Entries:
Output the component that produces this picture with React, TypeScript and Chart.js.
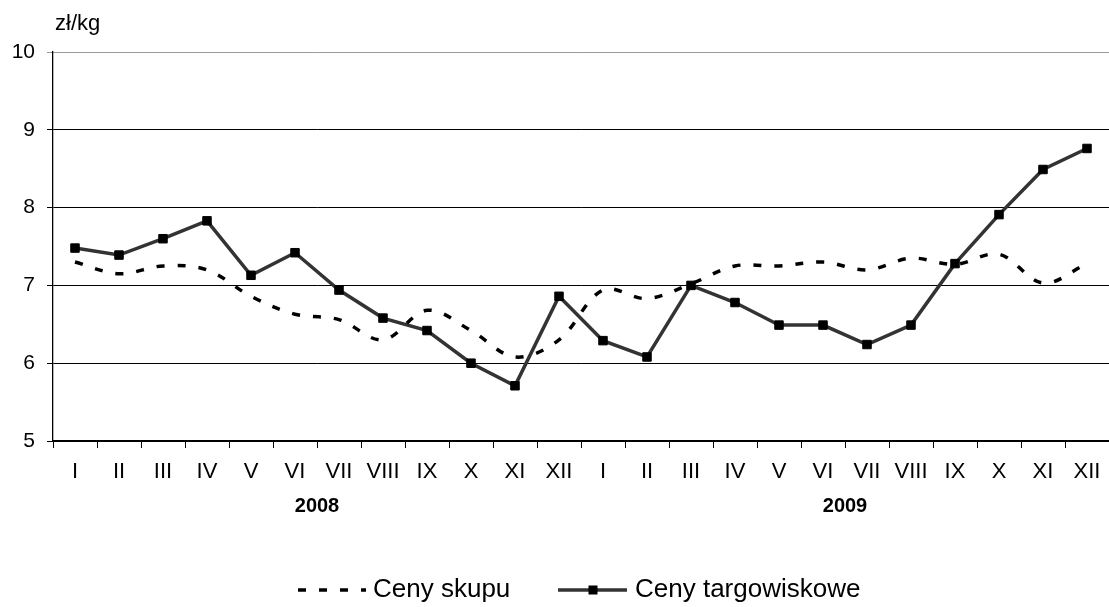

* * *

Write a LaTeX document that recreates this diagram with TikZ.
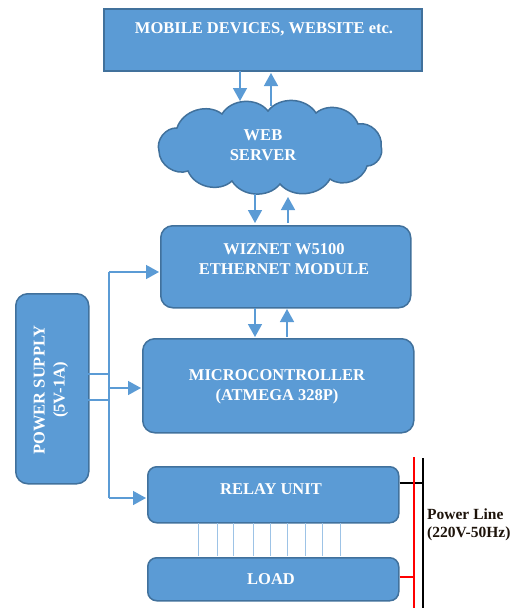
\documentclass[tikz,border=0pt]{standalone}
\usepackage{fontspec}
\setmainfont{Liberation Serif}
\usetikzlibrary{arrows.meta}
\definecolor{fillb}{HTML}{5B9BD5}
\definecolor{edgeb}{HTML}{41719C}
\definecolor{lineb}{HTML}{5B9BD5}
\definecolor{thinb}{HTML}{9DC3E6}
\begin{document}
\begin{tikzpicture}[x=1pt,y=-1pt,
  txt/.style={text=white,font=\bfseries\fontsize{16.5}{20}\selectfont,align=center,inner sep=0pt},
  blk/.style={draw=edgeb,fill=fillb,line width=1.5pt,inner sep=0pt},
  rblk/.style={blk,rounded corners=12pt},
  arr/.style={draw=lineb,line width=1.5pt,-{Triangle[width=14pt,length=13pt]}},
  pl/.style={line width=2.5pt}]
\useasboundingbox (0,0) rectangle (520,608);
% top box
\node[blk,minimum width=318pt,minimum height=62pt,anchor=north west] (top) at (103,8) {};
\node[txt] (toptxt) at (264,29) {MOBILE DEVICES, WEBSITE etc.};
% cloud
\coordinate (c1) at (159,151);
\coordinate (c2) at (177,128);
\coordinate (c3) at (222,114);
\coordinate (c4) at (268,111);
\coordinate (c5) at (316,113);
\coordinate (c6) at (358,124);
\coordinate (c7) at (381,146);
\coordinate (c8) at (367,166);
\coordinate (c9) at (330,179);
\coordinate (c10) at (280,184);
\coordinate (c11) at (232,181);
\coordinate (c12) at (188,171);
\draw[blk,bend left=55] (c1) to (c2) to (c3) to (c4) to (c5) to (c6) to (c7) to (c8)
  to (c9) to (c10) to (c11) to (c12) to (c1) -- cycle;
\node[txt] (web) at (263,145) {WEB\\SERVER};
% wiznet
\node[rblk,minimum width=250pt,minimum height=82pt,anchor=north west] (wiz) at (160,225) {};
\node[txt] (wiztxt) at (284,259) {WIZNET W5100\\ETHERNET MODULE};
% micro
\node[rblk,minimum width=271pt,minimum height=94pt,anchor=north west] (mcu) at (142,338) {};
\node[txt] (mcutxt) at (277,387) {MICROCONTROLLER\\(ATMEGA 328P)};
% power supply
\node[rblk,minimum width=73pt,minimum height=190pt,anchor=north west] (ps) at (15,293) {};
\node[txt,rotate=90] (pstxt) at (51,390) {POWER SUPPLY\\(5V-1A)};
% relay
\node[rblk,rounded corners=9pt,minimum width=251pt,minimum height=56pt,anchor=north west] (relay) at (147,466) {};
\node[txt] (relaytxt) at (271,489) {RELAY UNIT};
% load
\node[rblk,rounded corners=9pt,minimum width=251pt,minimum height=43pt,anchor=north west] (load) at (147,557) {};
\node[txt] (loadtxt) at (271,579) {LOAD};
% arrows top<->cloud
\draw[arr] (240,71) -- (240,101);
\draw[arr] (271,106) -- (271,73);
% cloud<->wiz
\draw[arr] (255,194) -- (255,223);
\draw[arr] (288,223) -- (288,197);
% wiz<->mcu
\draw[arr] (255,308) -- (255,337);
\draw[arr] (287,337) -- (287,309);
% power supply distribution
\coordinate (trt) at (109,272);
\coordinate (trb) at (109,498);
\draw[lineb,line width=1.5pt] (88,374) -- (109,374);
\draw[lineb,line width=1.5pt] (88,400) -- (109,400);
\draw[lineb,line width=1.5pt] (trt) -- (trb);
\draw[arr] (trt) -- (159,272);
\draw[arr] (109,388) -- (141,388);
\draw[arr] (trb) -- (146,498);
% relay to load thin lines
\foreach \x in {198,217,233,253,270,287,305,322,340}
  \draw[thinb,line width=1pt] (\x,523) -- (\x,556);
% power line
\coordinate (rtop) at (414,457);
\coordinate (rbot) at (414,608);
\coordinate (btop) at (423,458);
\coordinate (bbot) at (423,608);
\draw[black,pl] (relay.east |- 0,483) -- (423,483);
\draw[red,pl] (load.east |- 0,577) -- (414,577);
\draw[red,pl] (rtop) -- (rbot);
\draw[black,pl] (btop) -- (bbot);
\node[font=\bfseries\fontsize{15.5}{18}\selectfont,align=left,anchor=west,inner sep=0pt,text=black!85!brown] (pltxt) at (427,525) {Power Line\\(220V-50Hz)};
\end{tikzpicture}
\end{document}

What to work on: Using the data above, copy each line that contains "this".

The reply:
Output the component that produces this picture with React, TypeScript and Chart.js.
Write a LaTeX document that recreates this diagram with TikZ.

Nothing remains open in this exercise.